= DATASET CONTENT =

:::::

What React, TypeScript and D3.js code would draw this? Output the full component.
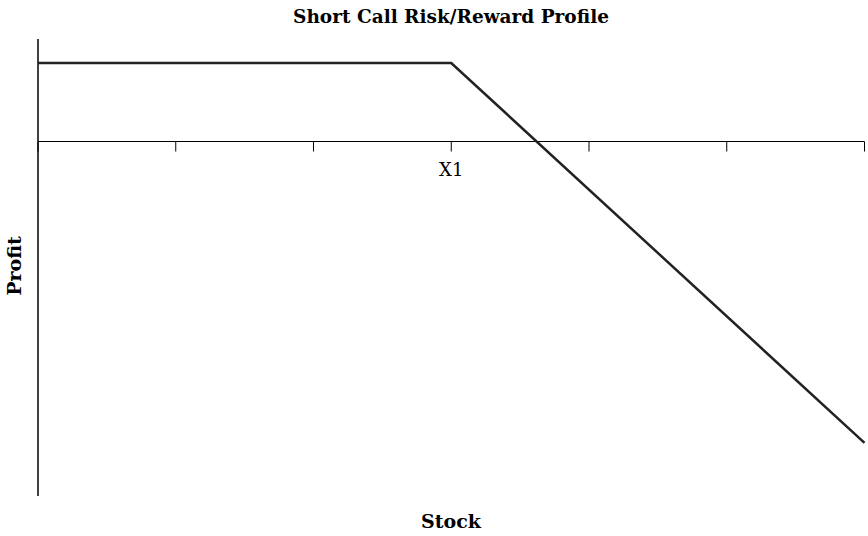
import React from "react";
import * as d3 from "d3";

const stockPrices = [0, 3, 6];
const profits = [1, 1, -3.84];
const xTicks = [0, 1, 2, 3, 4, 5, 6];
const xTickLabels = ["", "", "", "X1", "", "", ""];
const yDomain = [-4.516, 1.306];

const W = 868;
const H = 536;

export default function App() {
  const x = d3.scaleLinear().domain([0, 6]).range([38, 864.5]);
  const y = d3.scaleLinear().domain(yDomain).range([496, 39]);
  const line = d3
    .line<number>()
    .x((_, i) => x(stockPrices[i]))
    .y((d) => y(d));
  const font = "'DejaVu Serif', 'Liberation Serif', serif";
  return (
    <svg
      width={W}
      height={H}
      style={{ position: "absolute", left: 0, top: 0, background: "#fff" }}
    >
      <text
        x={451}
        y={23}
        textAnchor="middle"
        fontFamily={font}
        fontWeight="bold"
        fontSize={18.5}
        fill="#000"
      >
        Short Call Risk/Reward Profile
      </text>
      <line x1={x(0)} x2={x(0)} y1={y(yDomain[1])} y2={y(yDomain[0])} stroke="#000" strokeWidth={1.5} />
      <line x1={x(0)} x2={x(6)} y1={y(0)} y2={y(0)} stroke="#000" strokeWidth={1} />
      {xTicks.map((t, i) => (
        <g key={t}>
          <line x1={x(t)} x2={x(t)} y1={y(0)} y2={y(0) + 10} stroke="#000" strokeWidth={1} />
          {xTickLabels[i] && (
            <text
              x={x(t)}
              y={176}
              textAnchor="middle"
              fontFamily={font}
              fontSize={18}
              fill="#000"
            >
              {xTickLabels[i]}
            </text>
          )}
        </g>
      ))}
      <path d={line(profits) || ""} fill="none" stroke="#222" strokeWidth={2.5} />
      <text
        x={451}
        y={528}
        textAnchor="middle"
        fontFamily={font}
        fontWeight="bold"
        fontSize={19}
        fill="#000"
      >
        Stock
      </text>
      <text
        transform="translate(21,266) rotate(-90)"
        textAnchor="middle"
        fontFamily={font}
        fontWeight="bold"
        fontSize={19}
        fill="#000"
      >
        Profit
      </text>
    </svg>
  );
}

:::::

= SHORT EXERCISE =
Output the data above without changes, apart from leaving out the pictures.

= RESULT BELOW =
What React, TypeScript and D3.js code would draw this? Output the full component.
import React from "react";
import * as d3 from "d3";

const stockPrices = [0, 3, 6];
const profits = [1, 1, -3.84];
const xTicks = [0, 1, 2, 3, 4, 5, 6];
const xTickLabels = ["", "", "", "X1", "", "", ""];
const yDomain = [-4.516, 1.306];

const W = 868;
const H = 536;

export default function App() {
  const x = d3.scaleLinear().domain([0, 6]).range([38, 864.5]);
  const y = d3.scaleLinear().domain(yDomain).range([496, 39]);
  const line = d3
    .line<number>()
    .x((_, i) => x(stockPrices[i]))
    .y((d) => y(d));
  const font = "'DejaVu Serif', 'Liberation Serif', serif";
  return (
    <svg
      width={W}
      height={H}
      style={{ position: "absolute", left: 0, top: 0, background: "#fff" }}
    >
      <text
        x={451}
        y={23}
        textAnchor="middle"
        fontFamily={font}
        fontWeight="bold"
        fontSize={18.5}
        fill="#000"
      >
        Short Call Risk/Reward Profile
      </text>
      <line x1={x(0)} x2={x(0)} y1={y(yDomain[1])} y2={y(yDomain[0])} stroke="#000" strokeWidth={1.5} />
      <line x1={x(0)} x2={x(6)} y1={y(0)} y2={y(0)} stroke="#000" strokeWidth={1} />
      {xTicks.map((t, i) => (
        <g key={t}>
          <line x1={x(t)} x2={x(t)} y1={y(0)} y2={y(0) + 10} stroke="#000" strokeWidth={1} />
          {xTickLabels[i] && (
            <text
              x={x(t)}
              y={176}
              textAnchor="middle"
              fontFamily={font}
              fontSize={18}
              fill="#000"
            >
              {xTickLabels[i]}
            </text>
          )}
        </g>
      ))}
      <path d={line(profits) || ""} fill="none" stroke="#222" strokeWidth={2.5} />
      <text
        x={451}
        y={528}
        textAnchor="middle"
        fontFamily={font}
        fontWeight="bold"
        fontSize={19}
        fill="#000"
      >
        Stock
      </text>
      <text
        transform="translate(21,266) rotate(-90)"
        textAnchor="middle"
        fontFamily={font}
        fontWeight="bold"
        fontSize={19}
        fill="#000"
      >
        Profit
      </text>
    </svg>
  );
}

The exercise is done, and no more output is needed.